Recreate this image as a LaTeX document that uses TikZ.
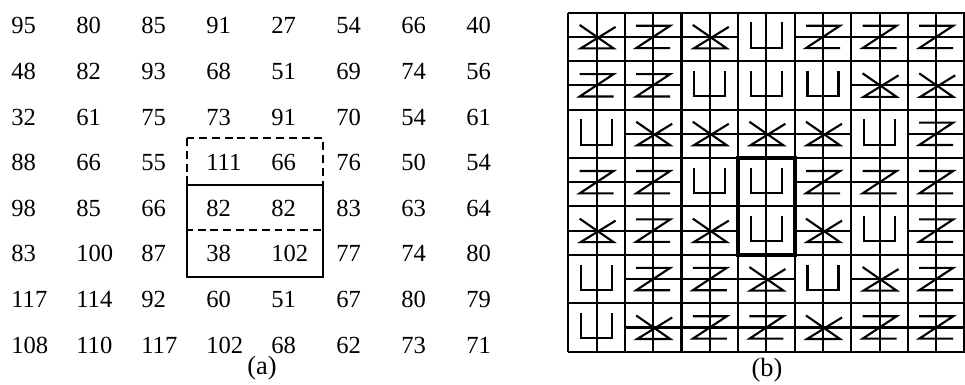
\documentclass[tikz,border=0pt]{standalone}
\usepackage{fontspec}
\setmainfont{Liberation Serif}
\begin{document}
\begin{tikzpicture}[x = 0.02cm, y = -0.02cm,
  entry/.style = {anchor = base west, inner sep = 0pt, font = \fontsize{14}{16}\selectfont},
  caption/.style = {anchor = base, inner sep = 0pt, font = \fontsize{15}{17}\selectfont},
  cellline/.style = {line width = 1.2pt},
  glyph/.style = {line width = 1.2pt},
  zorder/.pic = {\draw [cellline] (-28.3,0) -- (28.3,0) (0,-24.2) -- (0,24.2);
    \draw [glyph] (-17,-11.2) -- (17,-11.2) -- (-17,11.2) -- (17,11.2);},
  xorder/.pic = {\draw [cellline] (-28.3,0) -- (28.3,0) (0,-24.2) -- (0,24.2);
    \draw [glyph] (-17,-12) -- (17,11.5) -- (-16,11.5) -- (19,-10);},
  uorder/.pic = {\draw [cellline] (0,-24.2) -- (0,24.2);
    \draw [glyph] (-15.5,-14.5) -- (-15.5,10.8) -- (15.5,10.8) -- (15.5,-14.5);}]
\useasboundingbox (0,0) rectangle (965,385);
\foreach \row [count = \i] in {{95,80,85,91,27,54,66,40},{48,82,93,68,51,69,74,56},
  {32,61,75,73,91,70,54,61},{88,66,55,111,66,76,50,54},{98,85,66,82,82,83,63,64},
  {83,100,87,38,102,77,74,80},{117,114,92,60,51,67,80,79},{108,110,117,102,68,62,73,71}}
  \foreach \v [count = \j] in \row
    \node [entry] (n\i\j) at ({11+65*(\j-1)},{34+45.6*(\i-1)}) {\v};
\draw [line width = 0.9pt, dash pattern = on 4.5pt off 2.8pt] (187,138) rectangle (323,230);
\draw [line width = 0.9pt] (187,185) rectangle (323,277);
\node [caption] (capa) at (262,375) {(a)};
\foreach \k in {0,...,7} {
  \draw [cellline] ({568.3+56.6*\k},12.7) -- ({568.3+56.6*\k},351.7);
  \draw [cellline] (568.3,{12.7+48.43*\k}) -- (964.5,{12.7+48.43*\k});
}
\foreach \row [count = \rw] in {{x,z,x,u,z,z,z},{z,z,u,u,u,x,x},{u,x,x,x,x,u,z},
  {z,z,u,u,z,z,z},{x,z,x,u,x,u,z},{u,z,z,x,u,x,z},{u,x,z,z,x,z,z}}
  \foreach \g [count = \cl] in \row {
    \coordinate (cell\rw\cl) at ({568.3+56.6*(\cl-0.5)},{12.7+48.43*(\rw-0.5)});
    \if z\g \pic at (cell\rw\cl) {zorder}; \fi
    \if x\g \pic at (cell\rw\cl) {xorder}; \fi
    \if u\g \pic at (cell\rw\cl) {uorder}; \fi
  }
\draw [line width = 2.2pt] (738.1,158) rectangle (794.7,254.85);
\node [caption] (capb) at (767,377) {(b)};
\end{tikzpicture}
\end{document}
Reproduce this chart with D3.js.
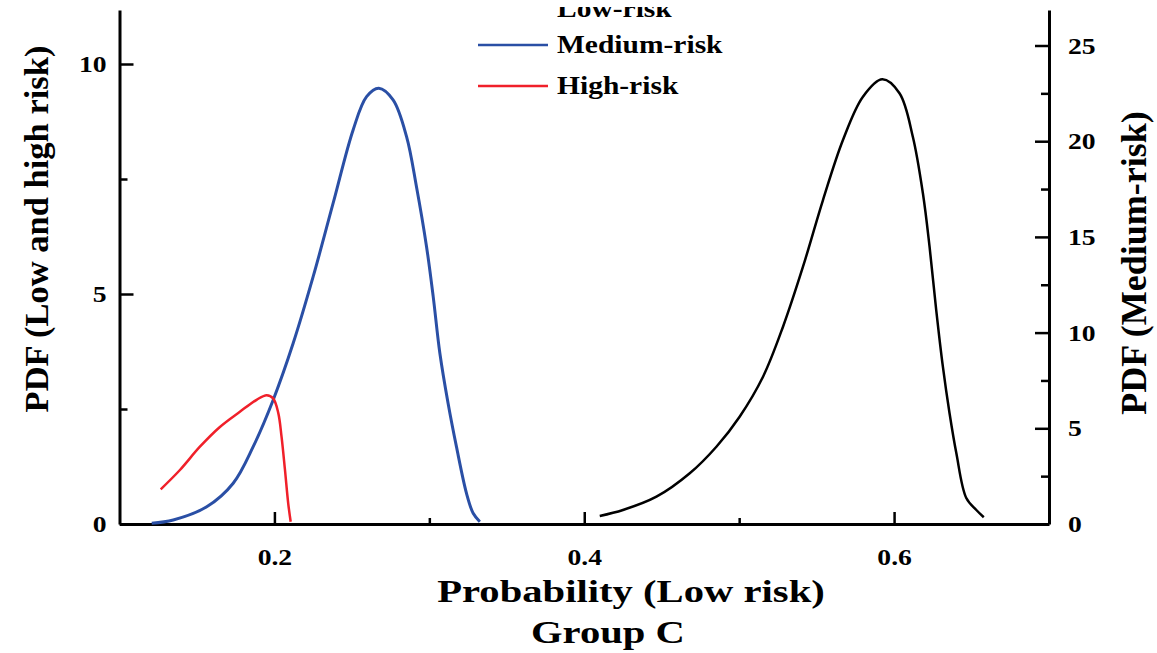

___

• [Set task] Reproduce every entry word for word, but skip any pictures.

• [The answer]
Recreate this image as a LaTeX document that uses TikZ.
\documentclass[tikz,border=0pt]{standalone}
\usepackage{fontspec}
\setmainfont{Liberation Serif}
\begin{document}
\begin{tikzpicture}[x = 0.02cm, y = -0.02cm,
  entry/.style = {anchor = base west, inner sep = 0pt, font = \fontsize{14}{16}\selectfont},
  caption/.style = {anchor = base, inner sep = 0pt, font = \fontsize{15}{17}\selectfont},
  cellline/.style = {line width = 1.2pt},
  glyph/.style = {line width = 1.2pt},
  zorder/.pic = {\draw [cellline] (-28.3,0) -- (28.3,0) (0,-24.2) -- (0,24.2);
    \draw [glyph] (-17,-11.2) -- (17,-11.2) -- (-17,11.2) -- (17,11.2);},
  xorder/.pic = {\draw [cellline] (-28.3,0) -- (28.3,0) (0,-24.2) -- (0,24.2);
    \draw [glyph] (-17,-12) -- (17,11.5) -- (-16,11.5) -- (19,-10);},
  uorder/.pic = {\draw [cellline] (0,-24.2) -- (0,24.2);
    \draw [glyph] (-15.5,-14.5) -- (-15.5,10.8) -- (15.5,10.8) -- (15.5,-14.5);}]
\useasboundingbox (0,0) rectangle (965,385);
\foreach \row [count = \i] in {{95,80,85,91,27,54,66,40},{48,82,93,68,51,69,74,56},
  {32,61,75,73,91,70,54,61},{88,66,55,111,66,76,50,54},{98,85,66,82,82,83,63,64},
  {83,100,87,38,102,77,74,80},{117,114,92,60,51,67,80,79},{108,110,117,102,68,62,73,71}}
  \foreach \v [count = \j] in \row
    \node [entry] (n\i\j) at ({11+65*(\j-1)},{34+45.6*(\i-1)}) {\v};
\draw [line width = 0.9pt, dash pattern = on 4.5pt off 2.8pt] (187,138) rectangle (323,230);
\draw [line width = 0.9pt] (187,185) rectangle (323,277);
\node [caption] (capa) at (262,375) {(a)};
\foreach \k in {0,...,7} {
  \draw [cellline] ({568.3+56.6*\k},12.7) -- ({568.3+56.6*\k},351.7);
  \draw [cellline] (568.3,{12.7+48.43*\k}) -- (964.5,{12.7+48.43*\k});
}
\foreach \row [count = \rw] in {{x,z,x,u,z,z,z},{z,z,u,u,u,x,x},{u,x,x,x,x,u,z},
  {z,z,u,u,z,z,z},{x,z,x,u,x,u,z},{u,z,z,x,u,x,z},{u,x,z,z,x,z,z}}
  \foreach \g [count = \cl] in \row {
    \coordinate (cell\rw\cl) at ({568.3+56.6*(\cl-0.5)},{12.7+48.43*(\rw-0.5)});
    \if z\g \pic at (cell\rw\cl) {zorder}; \fi
    \if x\g \pic at (cell\rw\cl) {xorder}; \fi
    \if u\g \pic at (cell\rw\cl) {uorder}; \fi
  }
\draw [line width = 2.2pt] (738.1,158) rectangle (794.7,254.85);
\node [caption] (capb) at (767,377) {(b)};
\end{tikzpicture}
\end{document}
Reproduce this chart with D3.js.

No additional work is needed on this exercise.